An MP, Mr Ritchie, confirms to a correspondent that The Board of Trade has written to all railway companies to encourage the introduction of women-only carriages on all their trains, in 1897.
Commercial travellers complain about the long-standing “problem” of women sitting in the smoking compartments. This was evidently the Victorian and Edwardian equivalent of the person having a loud conversation on their phone in the “quiet carriage” today. Here, the problem is that “Travellers could walk up and down a train, and find every compartment labelled “smoking” packed with women and children, who gleefully looked out of the windows and smiled at those who wanted to smoke.” Smiling and gleefully looking out of the window – the cheek of it! Mr R. Mitchell, making the complaint, says that “he knew women often preferred to travel in smoking compartments because they said they felt safer; but he thought railway companies should prohibit women or children travelling in smoking compartments unless they were accompanied by a male adult.” Priorities, there.
In 1924, the introduction of women-only carriages on all trains is still being discussed in the House of Commons – showing that it was still a far from widespread practice. Again, the issue of women in smoking compartments is raised, but this time it’s stated that this is quite likely to be on account of the lack of aforementioned ladies’ carriages. Mr “Not All Men” Becker was standing up for men’s rights here with his “May I ask whether carriages could be provided for men only?”
As the old-style trains were replaced with the new designs, so the debate lessened.

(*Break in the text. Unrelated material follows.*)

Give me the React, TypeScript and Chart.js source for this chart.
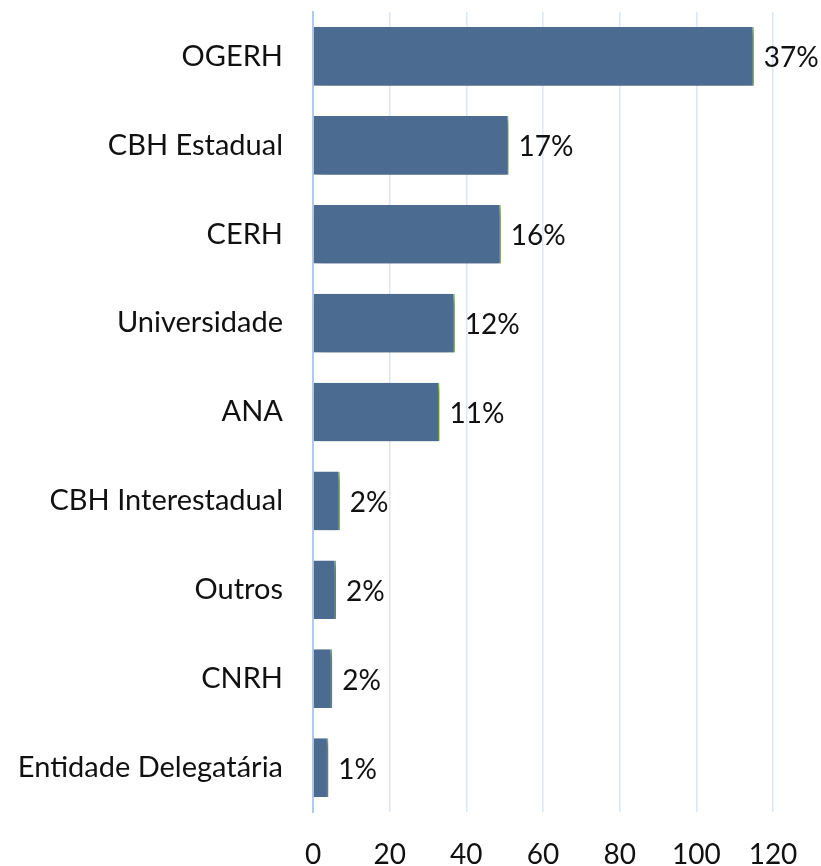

The issue has raised its head again now, because of the increased number of attacks on women on the railways – the number of sex offences on UK railways rose by a quarter last year. The idea of women-only carriages is still a current one in some countries – Japan, Brazil and India still have them, after all. My twopenn’orth is that this could only really be enforced, particularly on night trains, by guards on the train, and if there’s guards on the train, then why do you need the separate carriage? But I’m open to the discussion.